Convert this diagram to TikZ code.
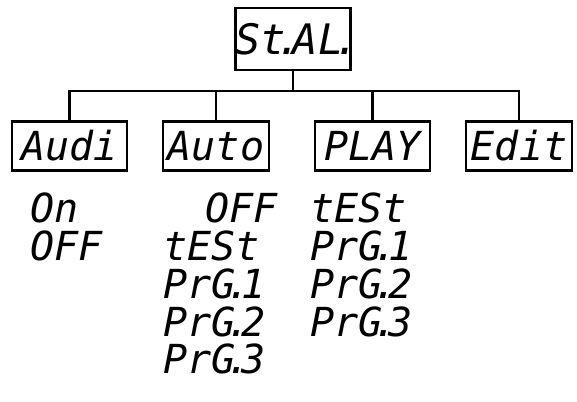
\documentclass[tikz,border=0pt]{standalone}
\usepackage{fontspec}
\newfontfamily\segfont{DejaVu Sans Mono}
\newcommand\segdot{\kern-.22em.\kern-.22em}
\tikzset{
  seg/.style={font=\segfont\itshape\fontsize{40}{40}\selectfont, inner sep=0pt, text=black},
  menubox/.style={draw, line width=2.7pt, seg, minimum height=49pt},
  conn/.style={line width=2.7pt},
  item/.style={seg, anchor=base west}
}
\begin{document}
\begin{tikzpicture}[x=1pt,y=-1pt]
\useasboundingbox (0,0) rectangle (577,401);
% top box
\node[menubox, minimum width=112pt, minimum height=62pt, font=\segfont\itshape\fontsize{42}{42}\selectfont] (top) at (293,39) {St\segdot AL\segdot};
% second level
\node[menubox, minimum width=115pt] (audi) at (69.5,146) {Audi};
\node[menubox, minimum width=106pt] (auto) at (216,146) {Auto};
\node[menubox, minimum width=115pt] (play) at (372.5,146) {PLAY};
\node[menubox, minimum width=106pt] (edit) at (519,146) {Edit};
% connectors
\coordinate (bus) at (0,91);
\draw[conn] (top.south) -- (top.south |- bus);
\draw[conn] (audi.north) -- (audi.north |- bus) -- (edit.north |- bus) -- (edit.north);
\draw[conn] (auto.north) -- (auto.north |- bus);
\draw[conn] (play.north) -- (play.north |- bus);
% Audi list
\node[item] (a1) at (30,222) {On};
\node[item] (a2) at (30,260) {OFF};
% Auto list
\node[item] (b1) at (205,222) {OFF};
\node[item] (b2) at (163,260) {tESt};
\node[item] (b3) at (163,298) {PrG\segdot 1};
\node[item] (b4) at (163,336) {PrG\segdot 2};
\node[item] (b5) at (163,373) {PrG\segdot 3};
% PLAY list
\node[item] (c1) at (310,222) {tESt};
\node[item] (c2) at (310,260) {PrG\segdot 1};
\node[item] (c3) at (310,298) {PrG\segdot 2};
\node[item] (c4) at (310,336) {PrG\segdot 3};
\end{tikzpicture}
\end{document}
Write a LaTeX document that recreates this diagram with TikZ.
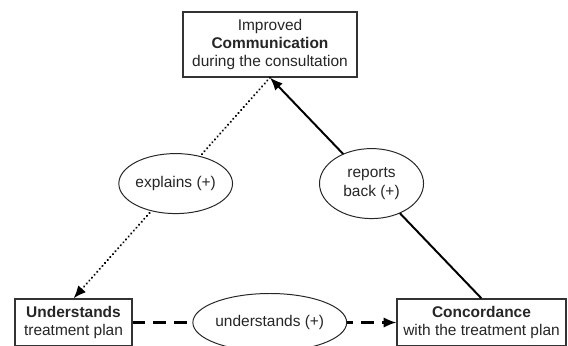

◆ **GOAL**
Without including any pictures, please restate all the records exactly.

◆ **ANSWER TO THE EXERCISE**
Convert this diagram to TikZ code.
\documentclass[tikz,border=0pt]{standalone}
\usepackage{fontspec}
\newfontfamily\segfont{DejaVu Sans Mono}
\newcommand\segdot{\kern-.22em.\kern-.22em}
\tikzset{
  seg/.style={font=\segfont\itshape\fontsize{40}{40}\selectfont, inner sep=0pt, text=black},
  menubox/.style={draw, line width=2.7pt, seg, minimum height=49pt},
  conn/.style={line width=2.7pt},
  item/.style={seg, anchor=base west}
}
\begin{document}
\begin{tikzpicture}[x=1pt,y=-1pt]
\useasboundingbox (0,0) rectangle (577,401);
% top box
\node[menubox, minimum width=112pt, minimum height=62pt, font=\segfont\itshape\fontsize{42}{42}\selectfont] (top) at (293,39) {St\segdot AL\segdot};
% second level
\node[menubox, minimum width=115pt] (audi) at (69.5,146) {Audi};
\node[menubox, minimum width=106pt] (auto) at (216,146) {Auto};
\node[menubox, minimum width=115pt] (play) at (372.5,146) {PLAY};
\node[menubox, minimum width=106pt] (edit) at (519,146) {Edit};
% connectors
\coordinate (bus) at (0,91);
\draw[conn] (top.south) -- (top.south |- bus);
\draw[conn] (audi.north) -- (audi.north |- bus) -- (edit.north |- bus) -- (edit.north);
\draw[conn] (auto.north) -- (auto.north |- bus);
\draw[conn] (play.north) -- (play.north |- bus);
% Audi list
\node[item] (a1) at (30,222) {On};
\node[item] (a2) at (30,260) {OFF};
% Auto list
\node[item] (b1) at (205,222) {OFF};
\node[item] (b2) at (163,260) {tESt};
\node[item] (b3) at (163,298) {PrG\segdot 1};
\node[item] (b4) at (163,336) {PrG\segdot 2};
\node[item] (b5) at (163,373) {PrG\segdot 3};
% PLAY list
\node[item] (c1) at (310,222) {tESt};
\node[item] (c2) at (310,260) {PrG\segdot 1};
\node[item] (c3) at (310,298) {PrG\segdot 2};
\node[item] (c4) at (310,336) {PrG\segdot 3};
\end{tikzpicture}
\end{document}
Write a LaTeX document that recreates this diagram with TikZ.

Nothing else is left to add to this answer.